Thursday, May 31, 2018

Today’s Scripture Reading | Matthew 13:24–30

He put before them another parable: “The kingdom of heaven may be compared to someone who sowed good seed in his field; but while everybody was asleep, an enemy came and sowed weeds among the wheat, and then went away. So when the plants came up and bore grain, then the weeds appeared as well. And the slaves of the householder came and said to him, ‘Master, did you not sow good seed in your field? Where, then, did these weeds come from?’ He answered, ‘An enemy has done this.’ The slaves said to him, ‘Then do you want us to go and gather them?’ But he replied, ‘No; for in gathering the weeds you would uproot the wheat along with them. Let both of them grow together until the harvest; and at harvest time I will tell the reapers, Collect the weeds first and bind them in bundles to be burned, but gather the wheat into my barn.’” (NRSV)

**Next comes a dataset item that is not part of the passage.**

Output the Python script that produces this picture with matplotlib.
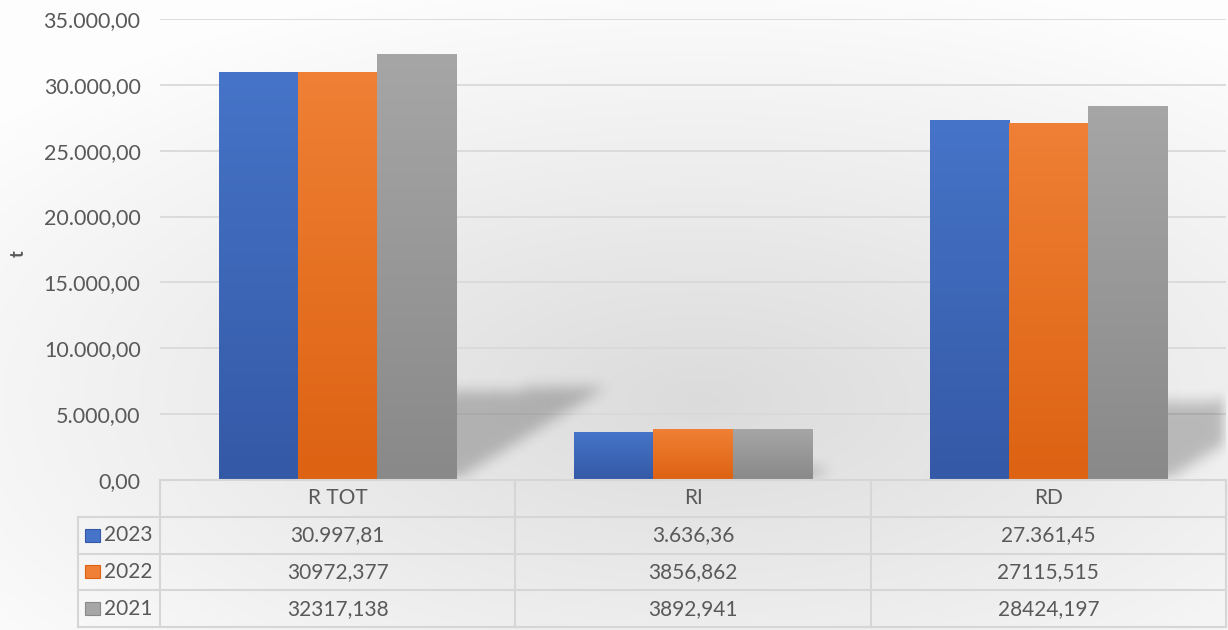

If you have ever owned a lawn, you know how stubbornly persistent and obnoxious weeds can be. Every spring, despite all of our collective efforts to remove them the previous year, the weeds seemingly arrive en masse, spreading quickly if we don’t get on top of them again. I swear I’ve said something awfully similar to verse 27 before: “Did I not sow good seed in my [yard]? Where, then, did these weeds come from?”

Jesus’ words, however, go well beyond basic lawn care. As in the similar parable of the sower, Jesus is using these agrarian metaphors to describe his message taking root in the hearts of his disciples, followers, and other hearers of the gospel. Merely hearing these words leaves no guarantee of them bearing fruit, and it may even be difficult to distinguish the good growth from the bad at times. Perhaps, like most lawns or farms, we all carry some mixture of weeds and wheat within us, and we are thus tasked with the difficult work of trying to remove these unwanted aspects of our behavior and identity from within us.

We are never a finished product, of course. To finish torturing the metaphor, we will all go through different seasons and times of growth in our lives, and we will always need to remain vigilant in tending to ourselves. But with careful, routine practice—and through opening ourselves up to listen for God’s call in our lives—we can experience the joy of God’s word taking root in our lives.

Almighty God, may you help to foster good growth within my life, challenging me to pull weeds when needed and always keeping me open to your spirit at work in and through me. Amen.